## Exercise task:
Please print exactly the lines below, from the start of the material up to and including the line with "(cfix) at (745,703)", but none of the pictures.

## Data provided:
= = = = = = =

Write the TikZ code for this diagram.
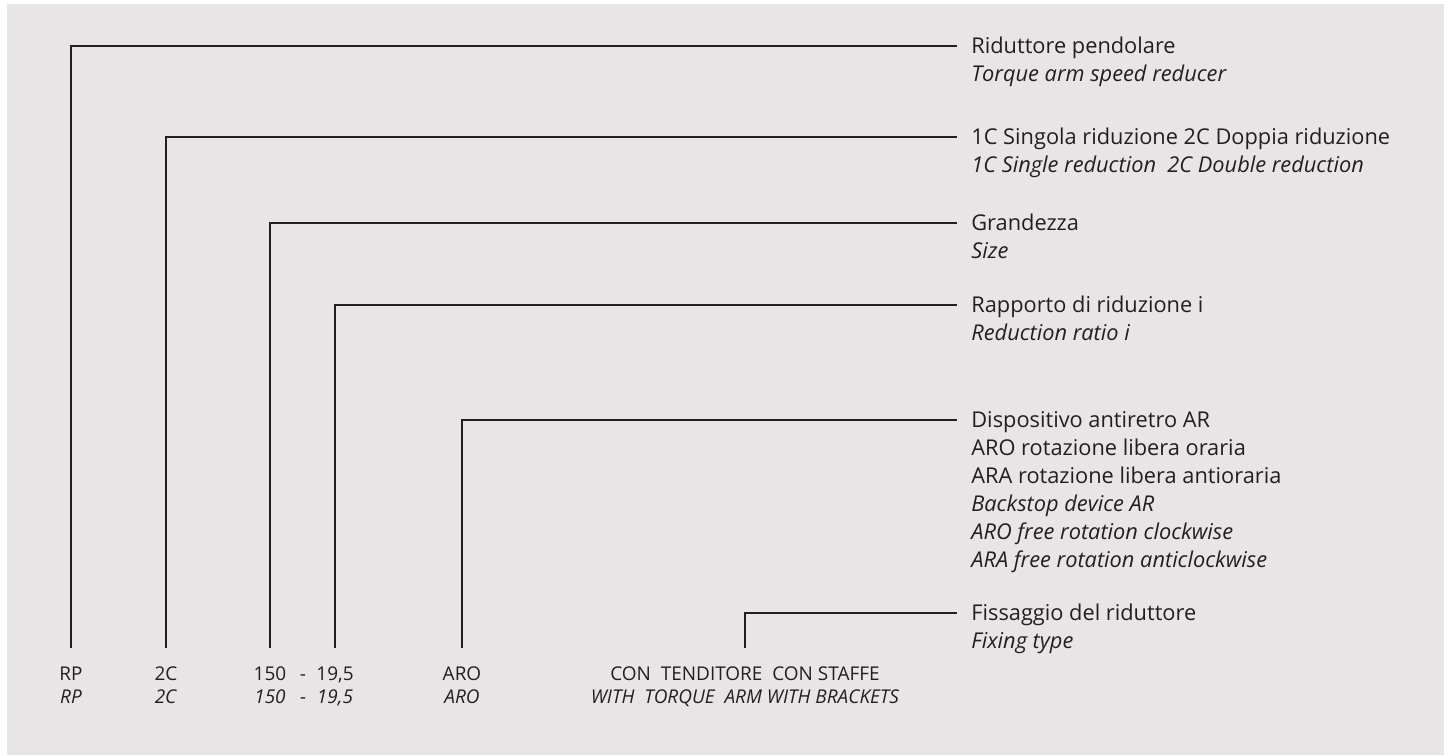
\documentclass[tikz,border=0pt]{standalone}
\usepackage{fontspec}
\setmainfont{Open Sans}
\usetikzlibrary{positioning}

\definecolor{paper}{HTML}{E7E5E6}
\definecolor{ink}{HTML}{231F20}

\begin{document}
\begin{tikzpicture}[x=0.02cm,y=-0.02cm,
        every node/.style={text=ink},
        legend/.style={anchor=north west,align=left,inner sep=0,font=\fontsize{12.4}{15.9}\selectfont},
        code/.style={anchor=base,align=center,inner sep=0,font=\fontsize{10.8}{13}\selectfont},
        leader/.style={draw=ink,line width=1.5pt},
        ]

\useasboundingbox (0,0) rectangle (1451,755);
\fill[paper] (7,4) rectangle (1444,755);

% codes along the bottom
\node[code] (cRP) at (71,703) {RP\\\textit{RP}};
\node[code] (c2C) at (166,703) {2C\\\textit{2C}};
\node[code] (c150) at (270,703) {150\\\textit{150}};
\node[code] (cdash) at (303,703) {-\\\textit{-}};
\node[code] (c195) at (335,703) {19,5\\\textit{19,5}};
\node[code] (cARO) at (462,703) {ARO\\\textit{ARO}};
\node[code] (cfix) at (745,703) {CON\ \ TENDITORE\ \ CON STAFFE\\\textit{WITH\ \ TORQUE\ \ ARM WITH BRACKETS}};

% descriptions on the right (strut fixes the first line)
\node[legend] (l1) at (971,34) {\strut Riduttore pendolare\\\textit{Torque arm speed reducer}};
\node[legend] (l2) at (971,125) {\strut 1C Singola riduzione 2C Doppia riduzione\\\textit{1C Single reduction\ \ 2C Double reduction}};
\node[legend] (l3) at (971,211) {\strut Grandezza\\\textit{Size}};
\node[legend] (l4) at (971,293) {\strut Rapporto di riduzione i\\\textit{Reduction ratio i}};
\node[legend] (l5) at (971,408) {\strut Dispositivo antiretro AR\\ARO rotazione libera oraria\\ARA rotazione libera antioraria\\\textit{Backstop device AR}\\\textit{ARO free rotation clockwise}\\\textit{ARA free rotation anticlockwise}};
\node[legend] (l6) at (971,601) {\strut Fissaggio del riduttore\\\textit{Fixing type}};

\draw[leader] ([shift={(0,-18)}]cRP.north) |- ([shift={(-14,12)}]l1.north west);
\draw[leader] ([shift={(0,-18)}]c2C.north) |- ([shift={(-14,12)}]l2.north west);
\draw[leader] ([shift={(0,-18)}]c150.north) |- ([shift={(-14,12)}]l3.north west);
\draw[leader] ([shift={(0,-18)}]c195.north) |- ([shift={(-14,12)}]l4.north west);
\draw[leader] ([shift={(0,-18)}]cARO.north) |- ([shift={(-14,12)}]l5.north west);
\draw[leader] ([shift={(0,-18)}]cfix.north) |- ([shift={(-14,12)}]l6.north west);

\end{tikzpicture}
\end{document}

= = = = = = =

## Final result:
Write the TikZ code for this diagram.
\documentclass[tikz,border=0pt]{standalone}
\usepackage{fontspec}
\setmainfont{Open Sans}
\usetikzlibrary{positioning}

\definecolor{paper}{HTML}{E7E5E6}
\definecolor{ink}{HTML}{231F20}

\begin{document}
\begin{tikzpicture}[x=0.02cm,y=-0.02cm,
        every node/.style={text=ink},
        legend/.style={anchor=north west,align=left,inner sep=0,font=\fontsize{12.4}{15.9}\selectfont},
        code/.style={anchor=base,align=center,inner sep=0,font=\fontsize{10.8}{13}\selectfont},
        leader/.style={draw=ink,line width=1.5pt},
        ]

\useasboundingbox (0,0) rectangle (1451,755);
\fill[paper] (7,4) rectangle (1444,755);

% codes along the bottom
\node[code] (cRP) at (71,703) {RP\\\textit{RP}};
\node[code] (c2C) at (166,703) {2C\\\textit{2C}};
\node[code] (c150) at (270,703) {150\\\textit{150}};
\node[code] (cdash) at (303,703) {-\\\textit{-}};
\node[code] (c195) at (335,703) {19,5\\\textit{19,5}};
\node[code] (cARO) at (462,703) {ARO\\\textit{ARO}};
\node[code] (cfix) at (745,703) {CON\ \ TENDITORE\ \ CON STAFFE\\\textit{WITH\ \ TORQUE\ \ ARM WITH BRACKETS}};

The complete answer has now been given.